Un soulagement en demi-teinte
Dans les régions ayant déjà reçu de l’eau dès l’automne, l’arrivée de nouvelles pluies constitue un atout précieux. Les céréales en phase de tallage ou de montaison pourront consolider leurs tiges et amorcer la formation des grains dans de meilleures conditions. Les légumineuses – particulièrement sensibles au stress hydrique – profiteront également de cette manne, renforçant à la fois leur croissance végétative et leur production de gousses.
À l’inverse, là où la sécheresse a sévi trop longtemps, un démarrage tardif ou inexistant des semis limite fortement l’impact de ces précipitations printanières. «Même si les gens ont travaillé le champ et ont semé, il n’y a pas eu de levée de culture, donc il n’y aura pas d’impact», note Abdelmoumen Guennouni.
Quid du pâturage?
Les éleveurs, eux aussi, espéraient beaucoup de cette arrivée de la pluie pour voir reverdir pâturages et prairies. Mais, selon l’ingénieur, «on n’aura pas d’impact parce que les plantes qui poussent dans le pâturage sont aussi des plantes qui dépendent d’un cycle annuel». Habituellement, l’automne déclenche la germination des espèces herbacées utilisées pour le pâturage. Sans précipitations suffisantes à cette période, ces végétaux n’ont pas pu se développer. Même des pluies abondantes au printemps ne parviendront pas à rattraper un retard de plusieurs mois.
Sans surprise, les cultures irriguées vont bénéficier des dernières pluies
Les cultures irriguées vont tirer profit de l’eau de pluie, moins salée que l’eau de pompage, qui améliore la qualité hydrique globale des sols.

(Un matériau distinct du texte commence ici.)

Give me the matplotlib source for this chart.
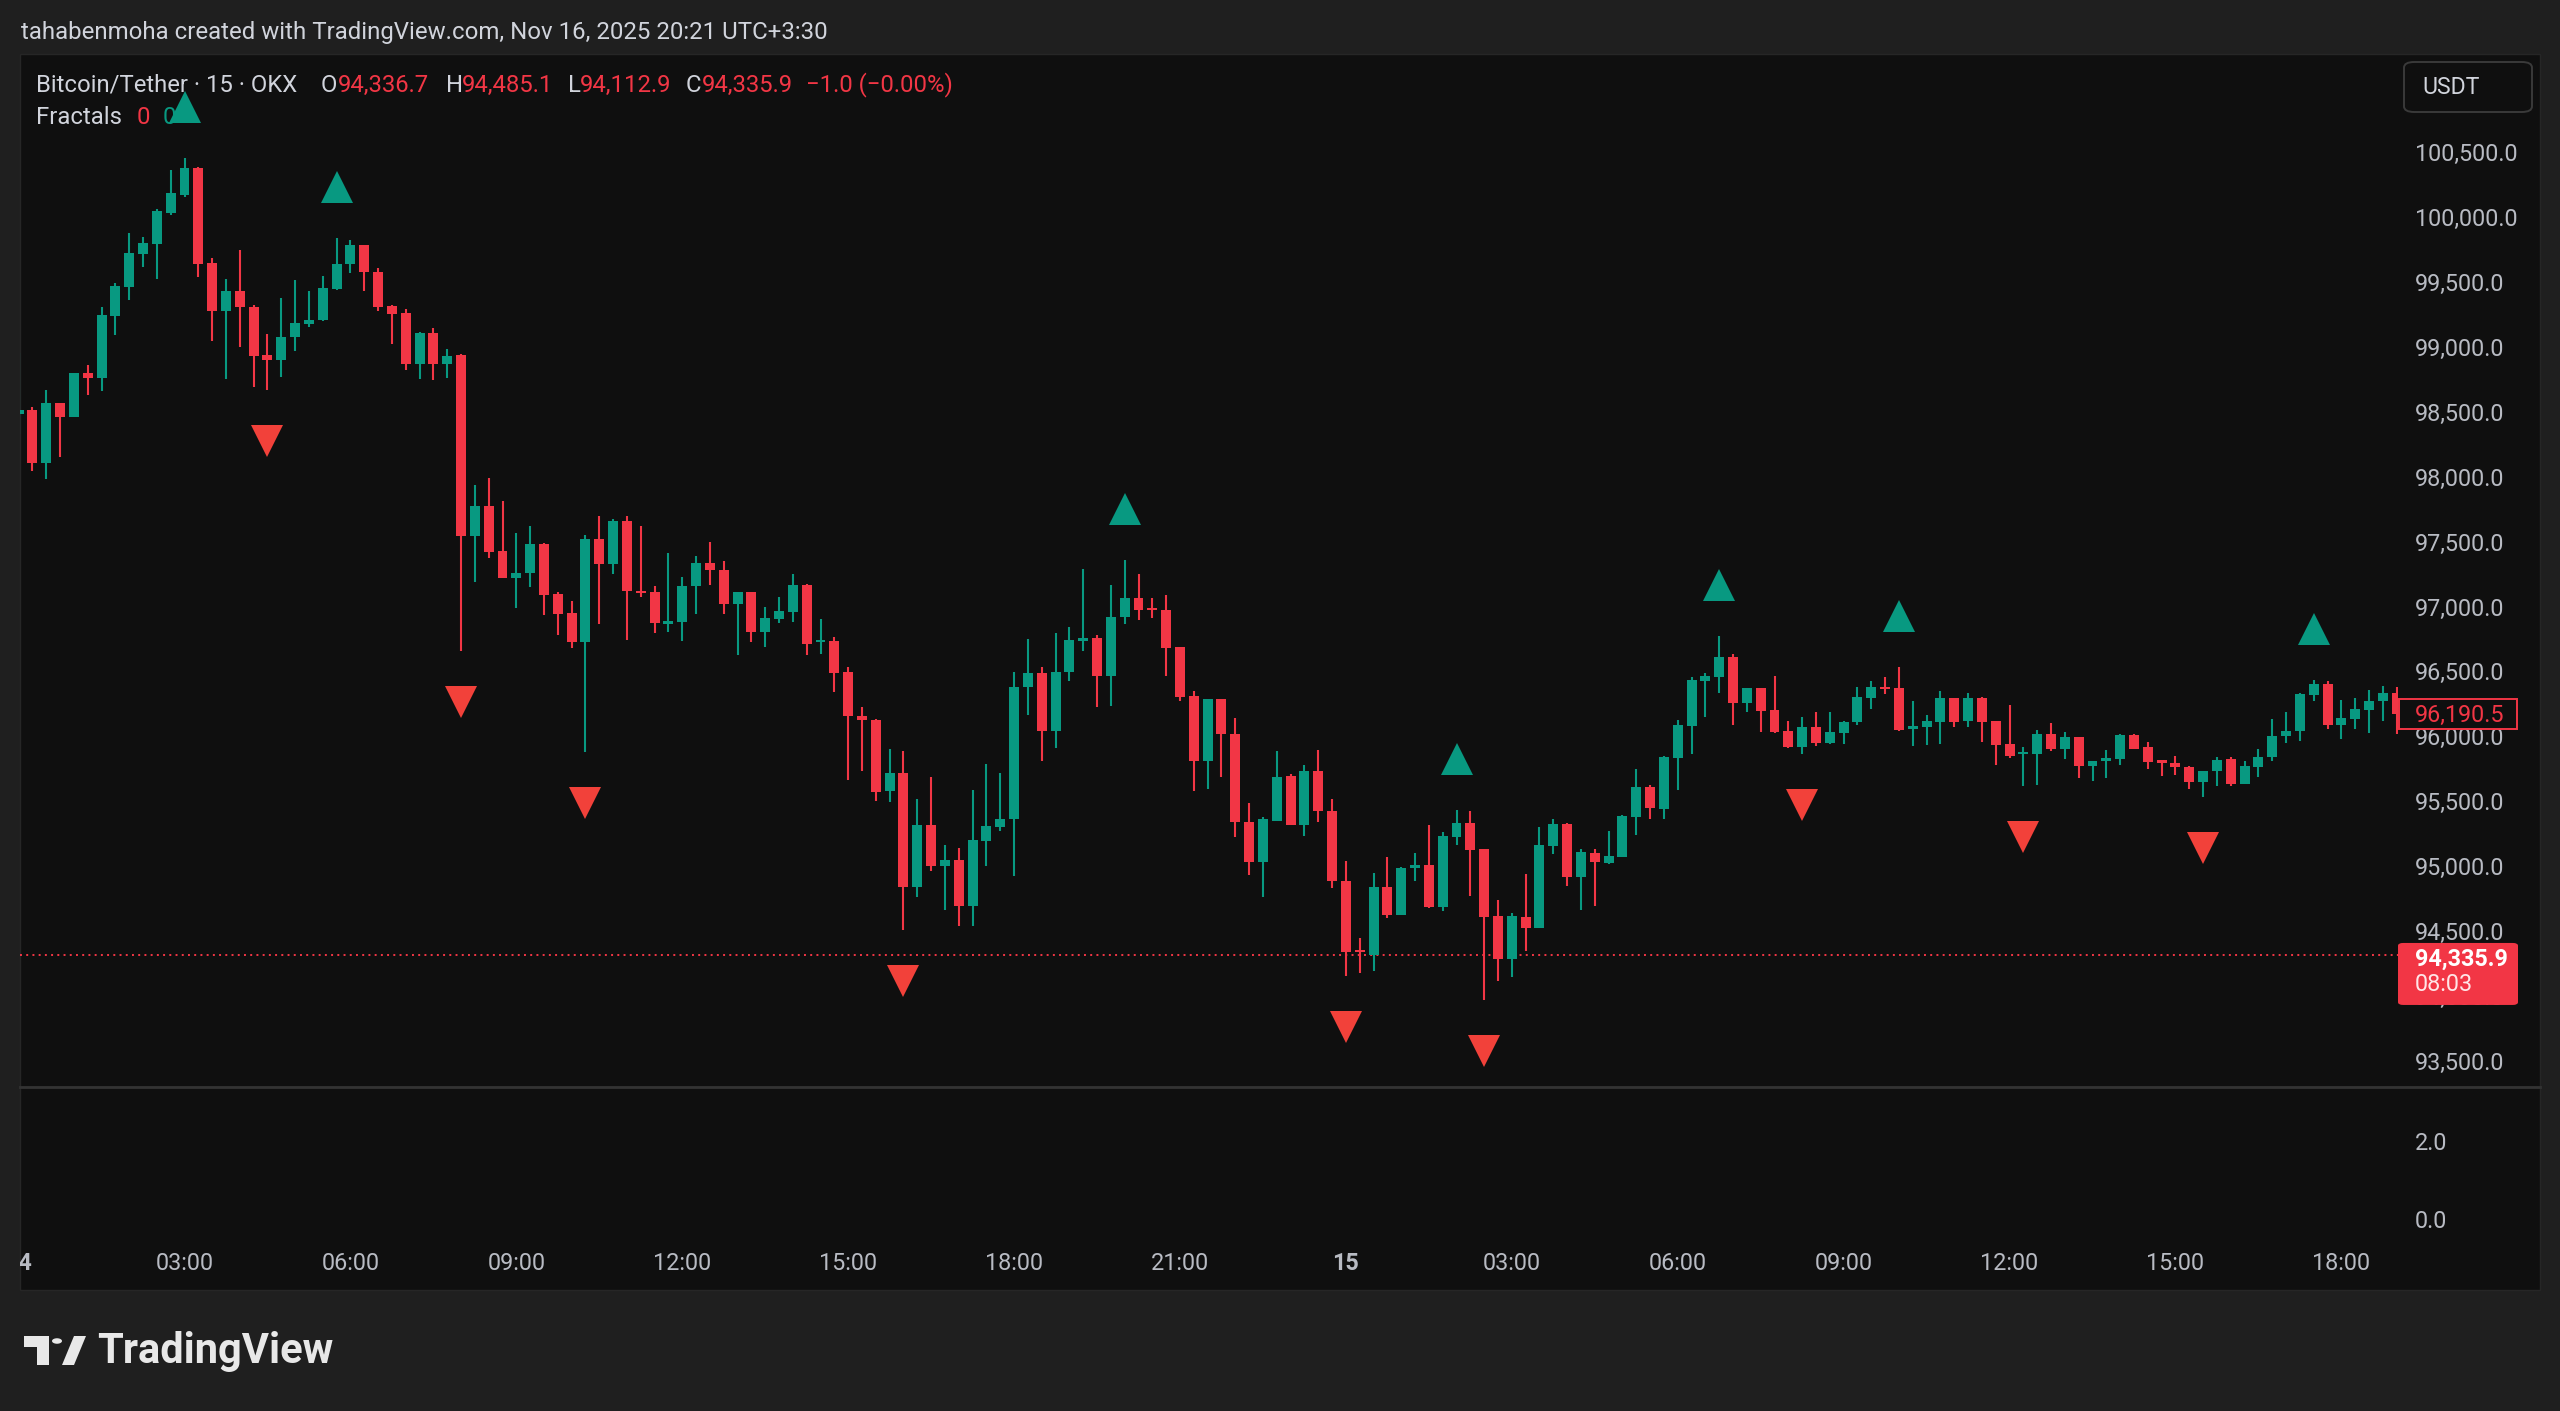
import matplotlib
matplotlib.use("Agg")
import matplotlib.pyplot as plt
import numpy as np
from matplotlib.patches import Rectangle, FancyBboxPatch, Polygon, Circle
from matplotlib.transforms import offset_copy, blended_transform_factory

# ---------------- data ----------------
opens = [98501, 98531, 98128, 98585, 98480, 98816, 98778, 99258, 99481, 99737,
         99814, 100053, 100189, 100394, 99663, 99296, 99445, 99327, 98955, 98919,
         99091, 99193, 99228, 99463, 99659, 99800, 99597, 99335, 99281, 98887,
         99125, 98887, 98958, 97559, 97796, 97445, 97240, 97275, 97500, 97119,
         96970, 96744, 97537, 97348, 97680, 97141, 97128, 96884, 96899, 97179,
         97351, 97300, 97038, 97128, 96820, 96923, 96974, 97187, 96745, 96751,
         96512, 96178, 96148, 95596, 95734, 94857, 95339, 95024, 95070, 94716,
         95216, 95324, 95383, 96397, 96504, 96063, 96512, 96756, 96776, 96486,
         96940, 97084, 97005, 96994, 96704, 96332, 95827, 96307, 96037, 95357,
         95054, 95370, 95716, 95339, 95755, 95447, 94908, 94375, 94338, 94862,
         94646, 95003, 95031, 94703, 95247, 95352, 95152, 94638, 94305, 94631,
         94544, 95178, 95344, 94934, 95119, 95042, 95093, 95401, 95632, 95460,
         95850, 96101, 96448, 96478, 96627, 96276, 96389, 96222, 96058, 95935,
         96088, 95965, 96045, 96127, 96314, 96402, 96389, 96078, 96094, 96132,
         96312, 96140, 96314, 96135, 95960, 95883, 95883, 96037, 95922, 96012,
         95793, 95827, 95845, 96032, 95935, 95832, 95811, 95786, 95670, 95750,
         95845, 95652, 95786, 95858, 96024, 96058, 96340, 96422, 96109, 96153,
         96222, 96289, 96350]
highs = [98975, 98552, 98685, 98590, 98820, 98880, 99327, 99514, 99899, 99861,
         100079, 100379, 100476, 100400, 99702, 99540, 99763, 99342, 99121, 99394,
         99532, 99450, 99562, 99860, 99845, 99805, 99624, 99340, 99314, 99130,
         99165, 99003, 98960, 97958, 98012, 97829, 97586, 97640, 97505, 97132,
         97060, 97572, 97716, 97690, 97720, 97641, 97179, 97431, 97248, 97410,
         97518, 97372, 97130, 97130, 97017, 97094, 97269, 97190, 96920, 96786,
         96550, 96242, 96150, 95922, 95909, 95537, 95709, 95185, 95160, 95606,
         95806, 95737, 96512, 96769, 96550, 96812, 96863, 97307, 96802, 97187,
         97379, 97269, 97084, 97110, 96706, 96371, 96310, 96310, 96160, 95503,
         95396, 95904, 95730, 95799, 95914, 95537, 95062, 94467, 94965, 95093,
         95010, 95118, 95339, 95280, 95452, 95442, 95155, 94759, 94657, 94960,
         95324, 95383, 95350, 95152, 95152, 95288, 95416, 95768, 95647, 95870,
         96145, 96473, 96504, 96794, 96653, 96392, 96392, 96481, 96140, 96165,
         96204, 96204, 96135, 96396, 96448, 96473, 96556, 96294, 96186, 96366,
         96315, 96350, 96325, 96140, 96260, 95940, 96068, 96119, 96050, 96015,
         95833, 95914, 96037, 96035, 95973, 95835, 95870, 95790, 95753, 95858,
         95858, 95827, 95922, 96153, 96204, 96350, 96455, 96448, 96299, 96314,
         96376, 96409, 96400]
lows = [98347, 98064, 98000, 98167, 98475, 98649, 98675, 99111, 99378, 99630,
        99540, 100035, 100174, 99558, 99065, 98770, 99014, 98706, 98685, 98783,
        98988, 99173, 99219, 99460, 99589, 99449, 99292, 99038, 98841, 98774,
        98760, 98779, 96673, 97208, 97392, 97235, 97005, 97167, 96951, 96798,
        96700, 95898, 96884, 97267, 96761, 97094, 96812, 96820, 96756, 96961,
        97184, 96961, 96648, 96743, 96704, 96889, 96897, 96648, 96653, 96358,
        95683, 95750, 95524, 95511, 94528, 94780, 94985, 94685, 94562, 94562,
        95024, 95293, 94942, 96186, 95832, 95929, 96448, 96679, 96248, 96255,
        96884, 96915, 96930, 96486, 96294, 95596, 95614, 95709, 95247, 94954,
        94780, 95365, 95335, 95255, 95357, 94852, 94177, 94195, 94215, 94621,
        94640, 94908, 94698, 94672, 95185, 94793, 93990, 94138, 94169, 94364,
        94540, 95113, 94870, 94682, 94716, 95036, 95088, 95262, 95383, 95383,
        95606, 95883, 96165, 96350, 96109, 96204, 96050, 96042, 95930, 95883,
        95947, 95960, 95960, 96109, 96230, 96345, 96058, 95947, 95955, 95960,
        96094, 96094, 95978, 95801, 95852, 95634, 95647, 95904, 95845, 95698,
        95678, 95698, 95801, 95920, 95768, 95716, 95724, 95614, 95555, 95640,
        95640, 95650, 95709, 95832, 95965, 95986, 96289, 96076, 96001, 96076,
        96042, 96140, 96040]
closes = [98532, 98128, 98585, 98480, 98816, 98778, 99265, 99489, 99745, 99822,
          100066, 100202, 100394, 99655, 99296, 99445, 99322, 98950, 98919, 99091,
          99199, 99224, 99470, 99659, 99800, 99597, 99327, 99273, 98887, 99125,
          98887, 98949, 97559, 97796, 97437, 97240, 97275, 97500, 97105, 96960,
          96744, 97537, 97348, 97680, 97136, 97125, 96892, 96905, 97179, 97351,
          97300, 97038, 97128, 96820, 96928, 96982, 97187, 96730, 96761, 96507,
          96178, 96148, 95588, 95734, 94857, 95339, 95024, 95070, 94716, 95224,
          95332, 95383, 96397, 96504, 96063, 96512, 96761, 96774, 96486, 96940,
          97084, 96992, 96992, 96699, 96319, 95827, 96307, 96037, 95357, 95054,
          95383, 95709, 95339, 95750, 95442, 94903, 94356, 94356, 94862, 94646,
          95003, 95029, 94703, 95255, 95352, 95147, 94631, 94305, 94639, 94544,
          95185, 95344, 94934, 95126, 95049, 95101, 95408, 95632, 95468, 95858,
          96106, 96455, 96481, 96627, 96276, 96389, 96217, 96050, 95935, 96088,
          95965, 96050, 96132, 96319, 96396, 96381, 96068, 96099, 96135, 96312,
          96132, 96312, 96132, 95955, 95870, 95901, 96037, 95922, 96012, 95793,
          95827, 95852, 96032, 95922, 95819, 95819, 95786, 95670, 95750, 95837,
          95652, 95793, 95858, 96024, 96058, 96345, 96422, 96109, 96160, 96230,
          96294, 96350, 96190.5]

fractal_up_idx = [12, 23, 80, 104, 123, 136, 166]
fractal_down_idx = [18, 32, 41, 64, 96, 106, 129, 145, 158]

price_ticks = [100500, 100000, 99500, 99000, 98500, 98000, 97500, 97000,
               96500, 96000, 95500, 95000, 94500, 94000, 93500]
time_tick_idx = [0, 12, 24, 36, 48, 60, 72, 84, 96, 108, 120, 132, 144, 156, 168]
time_tick_labels = ['14', '03:00', '06:00', '09:00', '12:00', '15:00', '18:00', '21:00',
                    '15', '03:00', '06:00', '09:00', '12:00', '15:00', '18:00']
lower_ticks = ['2.0', '0.0']

last_price = 94335.9
last_visible_close = 96190.5
countdown = '08:03'
ohlc_header = [('O', '94,336.7'), ('H', '94,485.1'), ('L', '94,112.9'), ('C', '94,335.9')]
change_text = '\u22121.0 (\u22120.00%)'
title_text = 'Bitcoin/Tether \u00b7 15 \u00b7 OKX'
credit_text = 'tahabenmoha created with TradingView.com, Nov 16, 2025 20:21 UTC+3:30'

# ---------------- style ----------------
W, H = 2560, 1411
BG_OUT = '#1f1f1f'
BG_PANEL = '#0f0f0f'
UP = '#089981'
DN = '#f23645'
FR_DN = '#f2413a'
TXT = '#d1d4dc'
AXT = '#b8bbc3'
FONT = 'Roboto'
plt.rcParams['font.family'] = [FONT, 'DejaVu Sans']

FS_HDR = 17.2
FS_AX = 16.8

fig = plt.figure(figsize=(W / 100, H / 100), dpi=100, facecolor=BG_OUT)


def fx(x):
    return x / W


def fy(y):
    return 1 - y / H


def rect(x0, y0, x1, y1):
    return [x0 / W, 1 - y1 / H, (x1 - x0) / W, (y1 - y0) / H]


# panel background
fig.add_artist(Rectangle((fx(20), fy(1290)), (2540 - 20) / W, (1290 - 54) / H,
                         transform=fig.transFigure, facecolor=BG_PANEL,
                         edgecolor='#262626', linewidth=1.0, zorder=0))

# ---------------- main pane ----------------
X0_PX, STEP_PX = 18.6, 13.826
ax = fig.add_axes(rect(20, 54, 2398, 1086))
ax.set_facecolor('none')
ax.set_axis_off()
ax.set_xlim((20 - X0_PX) / STEP_PX, (2398 - X0_PX) / STEP_PX)
ppx = (1063.5 - 154.5) / 7000.0  # pixels per price unit
ax.set_ylim(100500 - (1086 - 154.5) / ppx, 100500 + (154.5 - 54) / ppx)

o = np.array(opens, float)
h = np.array(highs, float)
l = np.array(lows, float)
c = np.array(closes, float)
idx = np.arange(len(o))
cols = np.where(c >= o, UP, DN)
body_lo = np.minimum(o, c)
body_h = np.abs(c - o)
min_h = 16.0
small = body_h < min_h
body_lo = np.where(small, (o + c) / 2 - min_h / 2, body_lo)
body_h = np.maximum(body_h, min_h)

ax.vlines(idx, l, h, colors=cols, linewidth=1.5, zorder=2)
ax.bar(idx, body_h, bottom=body_lo, width=0.72, color=cols, linewidth=0, zorder=3)

# fractals
tr_up = offset_copy(ax.transData, fig=fig, x=0, y=51, units='dots')
tr_dn = offset_copy(ax.transData, fig=fig, x=0, y=-51, units='dots')
ax.plot(fractal_up_idx, h[fractal_up_idx], linestyle='none', marker='^', ms=23,
        color=UP, markeredgewidth=0, transform=tr_up, zorder=5)
ax.plot(fractal_down_idx, l[fractal_down_idx], linestyle='none', marker='v', ms=23,
        color=FR_DN, markeredgewidth=0, transform=tr_dn, zorder=5)

# last price dotted line
ax.axhline(last_price, color=DN, linewidth=1.4, linestyle=(0, (1.0, 2.2)), zorder=1.5)

# header texts (drawn under the fractal markers)
ax.text(fx(36), fy(85), title_text, transform=fig.transFigure, color=TXT,
        fontsize=FS_HDR, va='center', ha='left', zorder=1, clip_on=False)
lab_x = [321, 446, 568, 686]
val_x = [338, 462, 580, 702]
for (lab, val), lx, vx in zip(ohlc_header, lab_x, val_x):
    ax.text(fx(lx), fy(85), lab, transform=fig.transFigure, color=TXT,
            fontsize=FS_HDR, va='center', ha='left', zorder=1, clip_on=False)
    ax.text(fx(vx), fy(85), val, transform=fig.transFigure, color=DN,
            fontsize=FS_HDR, va='center', ha='left', zorder=1, clip_on=False)
ax.text(fx(806), fy(85), change_text, transform=fig.transFigure, color=DN,
        fontsize=FS_HDR, va='center', ha='left', zorder=1, clip_on=False)
ax.text(fx(36), fy(118), 'Fractals', transform=fig.transFigure, color=TXT,
        fontsize=FS_HDR, va='center', ha='left', zorder=1, clip_on=False)
ax.text(fx(137), fy(118), '0', transform=fig.transFigure, color=DN,
        fontsize=FS_HDR, va='center', ha='left', zorder=1, clip_on=False)
ax.text(fx(163), fy(118), '0', transform=fig.transFigure, color=UP,
        fontsize=FS_HDR, va='center', ha='left', zorder=1, clip_on=False)

# credit line
fig.text(fx(21), fy(32), credit_text, color=TXT, fontsize=17.3, va='center', ha='left')

# ---------------- price axis ----------------
bt = blended_transform_factory(fig.transFigure, ax.transData)
for p in price_ticks:
    ax.text(fx(2415), p, f'{p:,.1f}', transform=bt, color=AXT, fontsize=FS_AX,
            va='center', ha='left', clip_on=False, zorder=6)

fig.canvas.draw()


def price_to_px(p):
    return H - ax.transData.transform((0, p))[1]


# last visible close label
yv = price_to_px(last_visible_close)
fig.add_artist(Rectangle((fx(2399), fy(yv + 15)), 118 / W, 30 / H, transform=fig.transFigure,
                         facecolor=BG_PANEL, edgecolor=DN, linewidth=1.4, zorder=7))
fig.text(fx(2415), fy(yv + 1), f'{last_visible_close:,.1f}', color=DN, fontsize=FS_AX,
         va='center', ha='left', zorder=8)

# last price label
yl = price_to_px(last_price)
fig.add_artist(FancyBboxPatch((fx(2398), fy(yl + 50)), 120 / W, 62 / H,
                              boxstyle='round,pad=0,rounding_size=0.002',
                              transform=fig.transFigure, facecolor=DN,
                              edgecolor='none', zorder=7))
fig.text(fx(2415), fy(yl + 4), f'{last_price:,.1f}', color='white', fontsize=FS_AX,
         fontweight='bold', va='center', ha='left', zorder=8)
fig.text(fx(2415), fy(yl + 30), countdown, color='#ffe5e7', fontsize=FS_AX,
         va='center', ha='left', zorder=8)

# currency box
fig.add_artist(FancyBboxPatch((fx(2404), fy(112)), 128 / W, 50 / H,
                              boxstyle='round,pad=0,rounding_size=0.004',
                              transform=fig.transFigure, facecolor=BG_PANEL,
                              edgecolor='#3a3a3a', linewidth=1.4, zorder=7))
fig.text(fx(2422), fy(87), 'USDT', color=TXT, fontsize=16.6, va='center', ha='left', zorder=8)

# ---------------- lower pane ----------------
fig.add_artist(plt.Line2D([fx(20), fx(2540)], [fy(1086.5), fy(1086.5)], transform=fig.transFigure,
                          color='#333333', linewidth=2.0, zorder=6))
for lab, yy in zip(lower_ticks, [1143, 1222]):
    fig.text(fx(2415), fy(yy), lab, color=AXT, fontsize=FS_AX, va='center', ha='left')

# ---------------- time axis ----------------
axt = fig.add_axes(rect(20, 1240, 2398, 1290))
axt.set_facecolor('none')
axt.set_axis_off()
axt.set_xlim(ax.get_xlim())
axt.set_ylim(0, 1)
for i, lab in zip(time_tick_idx, time_tick_labels):
    bold = lab in ('14', '15')
    axt.text(i, 0.54, lab, color=AXT, fontsize=FS_AX, ha='center', va='center',
             fontweight='bold' if bold else 'normal', clip_on=True)

# ---------------- TradingView logo ----------------
lc = '#e8e8e8'
fig.add_artist(Polygon([(fx(24), fy(1336)), (fx(49), fy(1336)), (fx(49), fy(1365)),
                        (fx(37), fy(1365)), (fx(37), fy(1347)), (fx(24), fy(1347))],
                       closed=True, transform=fig.transFigure, facecolor=lc, edgecolor='none'))
fig.add_artist(Circle((fx(57), fy(1341)), 5.0 / W, transform=fig.transFigure,
                      facecolor=lc, edgecolor='none'))
fig.add_artist(Polygon([(fx(62), fy(1365)), (fx(74), fy(1365)), (fx(86), fy(1336)),
                        (fx(74), fy(1336))], closed=True, transform=fig.transFigure,
                       facecolor=lc, edgecolor='none'))
fig.text(fx(97), fy(1351), 'TradingView', color=lc, fontsize=30, fontweight='bold',
         va='center', ha='left')

fig.savefig('out.png', dpi=100, facecolor=BG_OUT)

Elle réduit également le recours à l’irrigation artificielle, ce qui va permettre aux agriculteurs de faire des économies sur l’énergie et l’eau pompée, tout en ménageant davantage les nappes souterraines, poursuit notre interlocuteur.
L’arboriculture: des bénéfices à plus long terme
Les arbres fruitiers se montrent plus résilients face à des épisodes ponctuels de sécheresse, car leurs racines puisent l’eau plus en profondeur. Toutefois, les pluies qui surviennent au printemps peuvent améliorer l’état des réserves hydriques et, dans certains cas, favoriser la floraison et la nouaison.
Néanmoins, l’effet réel se fera sentir plutôt l’année prochaine. «Les pluies ne bénéficient pas automatiquement l’année en cours. Les résultats se verront l’année prochaine sur les cultures qui vont venir l’année prochaine si les conditions se déroulent normalement», nuance l’expert. Ainsi, l’eau accumulée dans les sols et dans les nappes souterraines contribuera à la vigueur des arbres à plus long terme.